Andy and Johanna battle to give Britain a man and woman in the final eight for the first time since 1973
ANDY Murray and Johanna Konta will today return to Centre Court on a ‘Magic Monday’ at Wimbledon – with fans queuing since last Wednesday in the hope of seeing the tennis heroes in action.
The second Monday of the tournament is known as Manic Monday because it is the only Grand Slam where the last 16 men and women all play on the same day.
But this year will be extra special for British fans as it is the first time in four years a woman representing this country has reached this stage. And if Konta and defending champion Murray both reach the last eight, it will be the first time a British man and woman have done so since 1973.
Crowds desperate to see the stars in action camped out in blistering heat for days. Wimbledon tweeted it had already run out of tickets for today for Centre Court and Court One by 8.50pm on Saturday, adding: ‘Please wait until Monday morning to queue for ground entry.’ But last night 1,500 remained in line in the hope of getting into the All England Tennis Club.
Chris Fava, 41, from Los Angeles, who is No 2 in the queue, said: ‘I’ve been here since Thursday. This is the fifth year I’ve been here and the longest I’ve ever queued for. No 1 in the queue has been here since Wednesday.’
He added: ‘Some have left because it was so hot. People were fainting. You’re only supposed to be away [from the queue] for 30 minutes.’ Laura Brickell, 61, from Dorset, said: ‘We are running back and forth between the queue, the loo and Southfields for dinner. You are constantly negotiating the crowds.’
As excitement reached fever pitch, tickets for the men’s final, worth £190 each, were on the open market for £48,000 a pair.
Konta, 26, the world No 7, who is touted as the female favourite by some bookies, could become the first British woman to win since Virginia Wade in 1977.

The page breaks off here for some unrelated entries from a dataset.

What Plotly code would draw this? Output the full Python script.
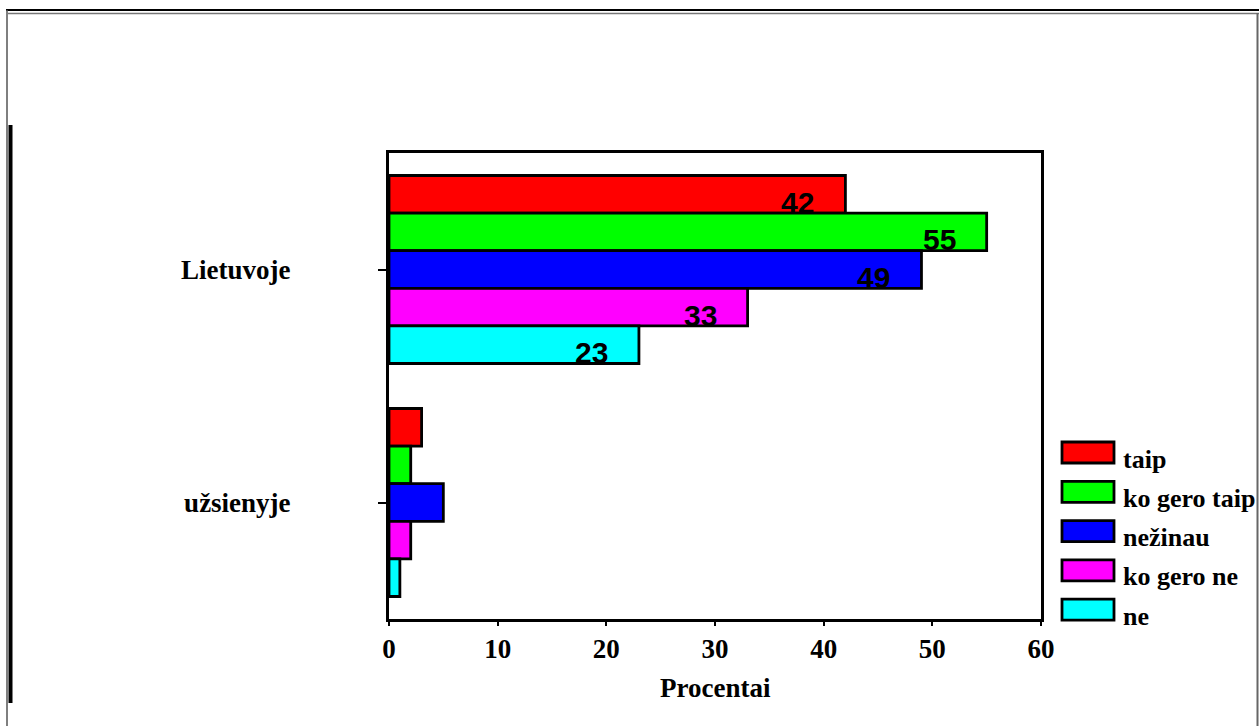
import plotly.graph_objects as go

W, H = 1259, 726

categories = ["Lietuvoje", "užsienyje"]
series_names = ["taip", "ko gero taip", "nežinau", "ko gero ne", "ne"]
values_lietuvoje = [42, 55, 49, 33, 23]
values_uzsienyje = [3, 2, 5, 2, 1]
colors = ["#FF0000", "#00FF00", "#0000FF", "#FF00FF", "#00FFFF"]
x_ticks = [0, 10, 20, 30, 40, 50, 60]
x_title = "Procentai"

serif = "Times New Roman, Liberation Serif, serif"
sans = "Arial, Liberation Sans, sans-serif"

BARGAP = 0.193

fig = go.Figure()
for i, name in enumerate(series_names):
    fig.add_trace(go.Bar(
        y=categories,
        x=[values_lietuvoje[i], values_uzsienyje[i]],
        name=name,
        orientation="h",
        marker=dict(color=colors[i], line=dict(color="black", width=2.8)),
        showlegend=False,
    ))

# value labels inside Lietuvoje bars
n = len(series_names)
group_w = 1 - BARGAP
bw = group_w / n
annotations = []
for i, v in enumerate(values_lietuvoje):
    yc = 0 - group_w / 2 + bw * (i + 0.5)
    annotations.append(dict(
        x=v, y=yc, xref="x", yref="y", text=str(v), showarrow=False,
        xanchor="right", yanchor="middle", xshift=-29, yshift=-8,
        font=dict(family=sans, size=30, color="black", weight="bold"),
    ))

def px(xp):
    return xp / W

def py(yp):
    return 1 - yp / H

# custom legend
shapes = []
leg_x0, leg_x1 = 1062, 1114
leg_top0 = 442
leg_step = 39.3
for i, name in enumerate(series_names):
    t = leg_top0 + leg_step * i
    shapes.append(dict(type="rect", xref="paper", yref="paper",
                       x0=px(leg_x0), x1=px(leg_x1), y0=py(t + 21), y1=py(t),
                       fillcolor=colors[i], line=dict(color="black", width=2.8)))
    annotations.append(dict(
        x=px(1121), y=py(t + 17), xref="paper", yref="paper", text=name,
        showarrow=False, xanchor="left", yanchor="middle",
        font=dict(family=serif, size=26, color="black", weight="bold"),
    ))

# x-axis title
annotations.append(dict(
    x=px(715), y=py(688), xref="paper", yref="paper", text=x_title,
    showarrow=False, xanchor="center", yanchor="middle",
    font=dict(family=serif, size=27, color="black", weight="bold"),
))

# outer frame lines
shapes += [
    dict(type="line", xref="paper", yref="paper", x0=px(6), x1=1, y0=py(10), y1=py(10),
         line=dict(color="black", width=2)),
    dict(type="line", xref="paper", yref="paper", x0=px(8), x1=1, y0=py(13.5), y1=py(13.5),
         line=dict(color="#777777", width=1.5)),
    dict(type="line", xref="paper", yref="paper", x0=px(7), x1=px(7), y0=py(10), y1=0,
         line=dict(color="#555555", width=1.5)),
    dict(type="line", xref="paper", yref="paper", x0=px(10.5), x1=px(10.5), y0=py(125), y1=py(703),
         line=dict(color="black", width=4)),
    dict(type="line", xref="paper", yref="paper", x0=px(1257.5), x1=px(1257.5), y0=py(13), y1=0,
         line=dict(color="#666666", width=2)),
]

fig.update_layout(
    width=W, height=H,
    margin=dict(l=0, r=0, t=0, b=0, pad=0, autoexpand=False),
    paper_bgcolor="white", plot_bgcolor="white",
    barmode="group", bargap=BARGAP, bargroupgap=0,
    annotations=annotations, shapes=shapes,
    xaxis=dict(
        domain=[px(389), px(1041)], range=[0, 60],
        tickvals=x_ticks, ticktext=[str(t) for t in x_ticks],
        showgrid=False, zeroline=False,
        showline=True, linecolor="black", linewidth=3, mirror=True,
        ticks="outside", ticklen=4, tickwidth=2, tickcolor="black",
        tickfont=dict(family=serif, size=27, color="black", weight="bold"),
        automargin=False,
    ),
    yaxis=dict(
        domain=[py(619), py(153)], range=[1.5, -0.5],
        showgrid=False, zeroline=False,
        showline=True, linecolor="black", linewidth=3, mirror=True,
        ticks="outside", ticklen=8, tickwidth=2, tickcolor="black",
        ticklabelstandoff=82,
        tickfont=dict(family=serif, size=27, color="black", weight="bold"),
        automargin=False,
    ),
)

fig.write_html(
    "out.html",
    config={"displayModeBar": False},
    post_script="document.body.style.margin='0';document.body.style.overflow='hidden';",
)
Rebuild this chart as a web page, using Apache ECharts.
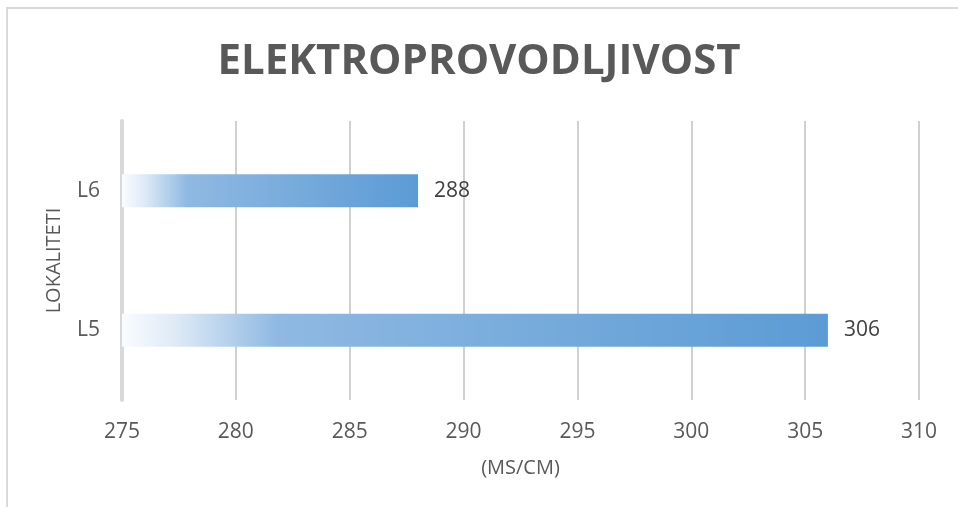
<!DOCTYPE html>
<html>
<head>
<meta charset="utf-8">
<script src="https://cdn.jsdelivr.net/npm/echarts@6/dist/echarts.min.js"></script>
<style>
  html, body { margin: 0; padding: 0; background: #fff; }
  #frame {
    position: absolute; left: 6px; top: 7px;
    width: 1000px; height: 600px;
    border: 2px solid #d9d9d9;
  }
  #chart { position: absolute; left: 0; top: 0; width: 958px; height: 507px; }
</style>
</head>
<body>
<div id="frame"></div>
<div id="chart"></div>
<script>
// podaci
const lokaliteti = ['L5', 'L6']
const vrijednosti = [306, 288]
const xTicks = [275, 280, 285, 290, 295, 300, 305, 310]

const myChart = echarts.init(document.getElementById('chart'))
const option = {
  title: {
    text: 'ELEKTROPROVODLJIVOST',
    left: 'center',
    top: 36,
    textStyle: {
      fontFamily: 'Open Sans',
      fontWeight: 'bold',
      fontSize: 42,
      color: '#595959'
    }
  },
  grid: {
    left: 122,
    right: 39,
    top: 121,
    bottom: 107
  },
  xAxis: {
    type: 'value',
    min: xTicks[0],
    max: xTicks[xTicks.length - 1],
    interval: 5,
    startValue: xTicks[0],
    name: '(MS/CM)',
    nameLocation: 'middle',
    nameGap: 58,
    nameTextStyle: { fontFamily: 'Open Sans', fontSize: 20, color: '#595959' },
    axisLine: { show: false },
    axisTick: { show: false },
    axisLabel: { margin: 22, fontFamily: 'Open Sans', fontSize: 21, color: '#595959' },
    splitLine: { show: true, lineStyle: { color: '#d0d0d0', width: 2 } }
  },
  yAxis: {
    type: 'category',
    data: lokaliteti,
    name: 'LOKALITETI',
    nameLocation: 'middle',
    nameGap: 58,
    nameRotate: 90,
    nameTextStyle: { fontFamily: 'Open Sans', fontSize: 20, color: '#595959' },
    axisLine: { show: true, lineStyle: { color: '#d9d9d9', width: 4 } },
    axisTick: { show: false },
    axisLabel: { margin: 22, fontFamily: 'Open Sans', fontSize: 21, color: '#595959' },
    splitLine: { show: false }
  },
  series: [
    {
      type: 'bar',
      data: vrijednosti,
      barWidth: 33,
      z: 1,
      itemStyle: {
        color: new echarts.graphic.LinearGradient(0, 0, 1, 0, [
          { offset: 0, color: '#fafcff' },
          { offset: 0.08, color: '#dce9f6' },
          { offset: 0.22, color: '#8fb9e2' },
          { offset: 1, color: '#5b9bd5' }
        ])
      },
      label: {
        show: true,
        position: 'right',
        distance: 16,
        fontFamily: 'Open Sans',
        fontSize: 21,
        color: '#404040'
      }
    }
  ]
}
myChart.setOption(option)
</script>
</body>
</html>
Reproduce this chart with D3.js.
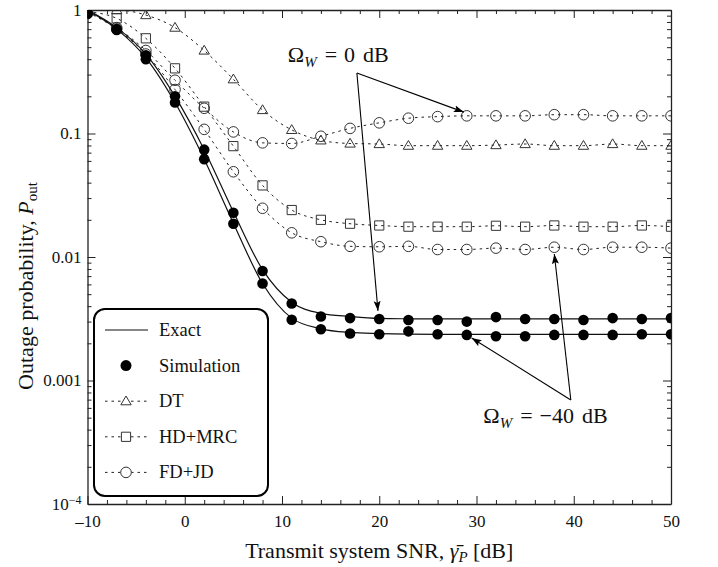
<!DOCTYPE html>
<html>
<head>
<meta charset="utf-8">
<script src="https://cdn.jsdelivr.net/npm/d3@7"></script>
<style>
  body { margin: 0; background: #fff; }
  svg { display: block; font-family: "Liberation Serif", "DejaVu Serif", serif; }
  .axis path, .axis line { stroke: #222; }
  .axis text { font-family: "Liberation Serif", serif; font-size: 17px; fill: #111; }
</style>
</head>
<body>
<script>
// transmit SNR grid (dB)
const snr = [-10, -7, -4, -1, 2, 5, 8, 11, 14, 17, 20, 23, 26, 29, 32, 35, 38, 41, 44, 47, 50]

// exact curves (solid) for the proposed scheme
const exactOmega0 = [1.0, 0.72, 0.44, 0.2, 0.074, 0.0232, 0.0079, 0.0043, 0.0035, 0.0033, 0.00318, 0.00316, 0.00315, 0.00315, 0.00315, 0.00315, 0.00315, 0.00315, 0.00315, 0.00315, 0.00315]
const exactOmega40 = [0.99, 0.7, 0.41, 0.178, 0.062, 0.0188, 0.0061, 0.0032, 0.00262, 0.00245, 0.0024, 0.00237, 0.00236, 0.00236, 0.00236, 0.00236, 0.00236, 0.00236, 0.00236, 0.00236, 0.00236]

// simulation points (filled)
const simOmega0 = [0.94, 0.70, 0.43, 0.20, 0.074, 0.0228, 0.0077, 0.0042, 0.0033, 0.0032, 0.00315, 0.00309, 0.00309, 0.00300, 0.00326, 0.00315, 0.00315, 0.00309, 0.00320, 0.00315, 0.00320]
const simOmega40 = [0.93, 0.69, 0.40, 0.178, 0.062, 0.0186, 0.0061, 0.0031, 0.0026, 0.0024, 0.00237, 0.00250, 0.00237, 0.00234, 0.00228, 0.00228, 0.00234, 0.00234, 0.00234, 0.00237, 0.00237]

// benchmark schemes (dotted, open markers)
const dt = [0.99, 1.0, 0.91, 0.72, 0.47, 0.275, 0.155, 0.107, 0.088, 0.083, 0.0822, 0.0797, 0.0797, 0.0797, 0.0806, 0.0822, 0.0797, 0.0797, 0.0822, 0.0797, 0.0797]
const hdMrc = [0.97, 0.856, 0.59, 0.337, 0.165, 0.079, 0.038, 0.024, 0.020, 0.0186, 0.0180, 0.0176, 0.0176, 0.0176, 0.0179, 0.0176, 0.0180, 0.0176, 0.0176, 0.0180, 0.0176]
const fdJdOmega0 = [0.97, 0.72, 0.47, 0.27, 0.16, 0.103, 0.084, 0.083, 0.095, 0.11, 0.122, 0.133, 0.137, 0.139, 0.139, 0.139, 0.142, 0.142, 0.139, 0.139, 0.139]
const fdJdOmega40 = [0.96, 0.70, 0.44, 0.227, 0.108, 0.049, 0.0248, 0.0157, 0.0133, 0.0122, 0.0121, 0.0122, 0.0115, 0.0115, 0.0118, 0.0115, 0.0120, 0.0115, 0.0120, 0.0120, 0.0118]

const xMajorTicks = [-10, 0, 10, 20, 30, 40, 50]
const xMinorTicks = [-8, -6, -4, -2, 2, 4, 6, 8, 12, 14, 16, 18, 22, 24, 26, 28, 32, 34, 36, 38, 42, 44, 46, 48]
const yMajorTicks = [1, 0.1, 0.01, 0.001, 0.0001]
const yTickLabels = ['1', '0.1', '0.01', '0.001', '10']
const legendItems = ['Exact', 'Simulation', 'DT', 'HD+MRC', 'FD+JD']

// annotation anchors, in data units [snr, Pout]
const omega0Origin = [17.7, 0.309]
const omega0Tips = [[28.7, 0.149], [19.87, 0.00366]]
const omega40Origin = [39.7, 0.000695]
const omega40Tips = [[29.5, 0.00221], [38.0, 0.01058]]

const width = 718
const height = 567
const margin = {top: 10, right: 47, bottom: 63, left: 87.5}

const svg = d3.select('body').append('svg')
  .attr('width', width)
  .attr('height', height)

const x = d3.scaleLinear().domain([-10, 50]).range([margin.left, width - margin.right])
const y = d3.scaleLog().domain([1e-4, 1]).range([height - margin.bottom, margin.top])

const defs = svg.append('defs')
defs.append('clipPath').attr('id', 'plot-clip')
  .append('rect')
  .attr('x', x(-10)).attr('y', y(1))
  .attr('width', x(50) - x(-10)).attr('height', y(1e-4) - y(1))

defs.append('marker')
  .attr('id', 'arrow')
  .attr('viewBox', '0 0 10 10')
  .attr('refX', 10).attr('refY', 5)
  .attr('markerWidth', 10).attr('markerHeight', 10)
  .attr('markerUnits', 'userSpaceOnUse')
  .attr('orient', 'auto')
  .append('path')
  .attr('d', 'M0,1.5L10,5L0,8.5L2,5Z')
  .attr('fill', '#000')

// minor log ticks
const yMinorTicks = []
for (const d of [1e-4, 1e-3, 1e-2, 1e-1]) {
  for (let k = 2; k <= 9; k++) yMinorTicks.push(k * d)
}

// ---- axes ----
const axisB = svg.append('g').attr('class', 'axis')
  .attr('transform', 'translate(0,' + y(1e-4) + ')')
axisB.call(d3.axisBottom(x).tickValues(xMajorTicks).tickSizeInner(-8).tickSizeOuter(0).tickPadding(11)
  .tickFormat(d => d < 0 ? '\u2013' + Math.abs(d) : d))
axisB.append('g').call(d3.axisBottom(x).tickValues(xMinorTicks).tickSizeInner(-4).tickSizeOuter(0).tickFormat(''))
  .select('.domain').remove()

const axisT = svg.append('g').attr('class', 'axis')
  .attr('transform', 'translate(0,' + y(1) + ')')
axisT.call(d3.axisTop(x).tickValues(xMajorTicks).tickSizeInner(-8).tickSizeOuter(0).tickFormat(''))
axisT.append('g').call(d3.axisTop(x).tickValues(xMinorTicks).tickSizeInner(-4).tickSizeOuter(0).tickFormat(''))
  .select('.domain').remove()

const axisL = svg.append('g').attr('class', 'axis')
  .attr('transform', 'translate(' + x(-10) + ',0)')
axisL.call(d3.axisLeft(y).tickValues(yMajorTicks).tickSizeInner(-8).tickSizeOuter(0).tickPadding(6)
  .tickFormat((d, i) => yTickLabels[i]))
axisL.append('g').call(d3.axisLeft(y).tickValues(yMinorTicks).tickSizeInner(-4).tickSizeOuter(0).tickFormat(''))
  .select('.domain').remove()
// superscript for 10^-4
axisL.selectAll('.tick text').filter(d => d === 1e-4)
  .append('tspan').attr('dy', '-0.5em').attr('font-size', '12px').text('\u22124')

const axisR = svg.append('g').attr('class', 'axis')
  .attr('transform', 'translate(' + x(50) + ',0)')
axisR.call(d3.axisRight(y).tickValues(yMajorTicks).tickSizeInner(-8).tickSizeOuter(0).tickFormat(''))
axisR.append('g').call(d3.axisRight(y).tickValues(yMinorTicks).tickSizeInner(-4).tickSizeOuter(0).tickFormat(''))
  .select('.domain').remove()

svg.selectAll('.axis path.domain').attr('stroke-width', 1.3)

// ---- axis titles ----
const xTitle = svg.append('text')
  .attr('x', (x(-10) + x(50)) / 2)
  .attr('y', 558)
  .attr('text-anchor', 'middle')
  .attr('font-size', '22px')
  .attr('fill', '#111')
xTitle.append('tspan').text('Transmit system SNR, ')
xTitle.append('tspan').attr('font-style', 'italic').text('\u03B3\u0304')
xTitle.append('tspan').attr('font-style', 'italic').attr('font-size', '15px').attr('dy', '4').text('P')
xTitle.append('tspan').attr('dy', '-4').text(' [dB]')

const yTitle = svg.append('text')
  .attr('transform', 'translate(33,286) rotate(-90)')
  .attr('text-anchor', 'middle')
  .attr('font-size', '22px')
  .attr('fill', '#111')
yTitle.append('tspan').text('Outage probability, ')
yTitle.append('tspan').attr('font-style', 'italic').text('P')
yTitle.append('tspan').attr('font-size', '15px').attr('dy', '4').text('out')

// ---- curves ----
const plot = svg.append('g').attr('clip-path', 'url(#plot-clip)')

const line = d3.line()
  .x((d, i) => x(snr[i]))
  .y(d => y(d))
  .curve(d3.curveMonotoneX)

const dotted = [
  {values: dt, shape: 'triangle'},
  {values: hdMrc, shape: 'square'},
  {values: fdJdOmega0, shape: 'circle'},
  {values: fdJdOmega40, shape: 'circle'}
]

function markerPath (shape) {
  if (shape === 'triangle') return 'M0,-5.2L5.2,3.6L-5.2,3.6Z'
  if (shape === 'square') return 'M-4.6,-4.6H4.6V4.6H-4.6Z'
  return d3.symbol(d3.symbolCircle, Math.PI * 5.3 * 5.3)()
}

dotted.forEach(s => {
  plot.append('path')
    .datum(s.values)
    .attr('d', line)
    .attr('fill', 'none')
    .attr('stroke', '#222')
    .attr('stroke-width', 1)
    .attr('stroke-dasharray', '2.5,4')
})

dotted.forEach(s => {
  plot.selectAll(null)
    .data(s.values)
    .enter().append('path')
    .attr('d', markerPath(s.shape))
    .attr('transform', (d, i) => 'translate(' + x(snr[i]) + ',' + y(d) + ')')
    .attr('fill', 'none')
    .attr('stroke', '#333')
    .attr('stroke-width', 1)
})

const solid = [exactOmega0, exactOmega40]
solid.forEach(vals => {
  plot.append('path')
    .datum(vals)
    .attr('d', line)
    .attr('fill', 'none')
    .attr('stroke', '#111')
    .attr('stroke-width', 1.2)
})

const sims = [simOmega0, simOmega40]
sims.forEach(vals => {
  plot.selectAll(null)
    .data(vals)
    .enter().append('circle')
    .attr('cx', (d, i) => x(snr[i]))
    .attr('cy', d => y(d))
    .attr('r', 5.3)
    .attr('fill', '#000')
})

// ---- annotations ----
const ann = svg.append('g')
function arrow (from, to) {
  ann.append('line')
    .attr('x1', x(from[0])).attr('y1', y(from[1]))
    .attr('x2', x(to[0])).attr('y2', y(to[1]))
    .attr('stroke', '#000')
    .attr('stroke-width', 1.1)
    .attr('marker-end', 'url(#arrow)')
}
omega0Tips.forEach(t => arrow(omega0Origin, t))
omega40Tips.forEach(t => arrow(omega40Origin, t))

function omegaLabel (pos, value) {
  const t = ann.append('text')
    .attr('x', x(pos[0]))
    .attr('y', y(pos[1]))
    .attr('font-size', '22px')
    .attr('fill', '#111')
  t.append('tspan').text('\u03A9')
  t.append('tspan').attr('font-style', 'italic').attr('font-size', '15px').attr('dy', '5').text('W')
  t.append('tspan').attr('dy', '-5').attr('dx', '8').text('=')
  t.append('tspan').attr('dx', '7').text(value)
  t.append('tspan').attr('dx', '8').text('dB')
}
omegaLabel([10.6, 0.379], '0')
omegaLabel([30.7, 0.000453], '\u221240')

// ---- legend ----
const legend = svg.append('g')
legend.append('rect')
  .attr('x', 94).attr('y', 309)
  .attr('width', 174).attr('height', 187)
  .attr('rx', 11)
  .attr('fill', '#fff')
  .attr('stroke', '#000')
  .attr('stroke-width', 2)

const legendShapes = [null, 'dot', 'triangle', 'square', 'circle']
legendItems.forEach((name, i) => {
  const cy = 330 + i * 35.6
  const row = legend.append('g').attr('transform', 'translate(0,' + cy + ')')
  if (i === 0) {
    row.append('line').attr('x1', 105).attr('x2', 148).attr('stroke', '#111').attr('stroke-width', 1.2)
  } else if (i === 1) {
    row.append('circle').attr('cx', 126).attr('r', 5.5).attr('fill', '#000')
  } else {
    row.append('line').attr('x1', 105).attr('x2', 148)
      .attr('stroke', '#222').attr('stroke-dasharray', '2.5,4')
    row.append('path').attr('d', markerPath(legendShapes[i]))
      .attr('transform', 'translate(126,0)')
      .attr('fill', '#fff').attr('stroke', '#333')
  }
  row.append('text')
    .attr('x', 159).attr('y', 6)
    .attr('font-size', '18.5px')
    .attr('fill', '#111')
    .text(name)
})
</script>
</body>
</html>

Today she goes up against France’s Caroline Garcia, ranked 22nd.
Konta’s coach Wim Fissette said she prepares for games like an exam, with him texting her tactics the night before which she then memorises and repeats back to him five minutes before a match.
He added: ‘Maybe it’s a bit unu- sual but when she is 100 per cent clear about her intentions, that is when Jo plays her best matches.’
World No 1 Murray, 30, today takes on Frenchman Benoit Paire, 28, ranked 46th, on Centre Court. In 2014, Paire complained about Wimbledon, saying ‘the atmosphere displeases me greatly’.
He also sparked controversy at the Rio Olympics last year when he was kicked out of his team accused of ‘damaging’ his nation’s image.
Asked about their match, Murray said: ‘He moves well, takes a lot of chances. He seems to have played pretty well so far at this event. I expect that to be tricky.’
Paire seemed confident, saying: ‘It will be a good experience. I think I can do something good against him.’ Five-time champion Venus Williams, the only former winner of the women, will take on Croatian Ana Konjuh. The US star, 37, had already made her debut in a Grand Slam final at the US Open in 1997 before Konjuh, 19, had been born.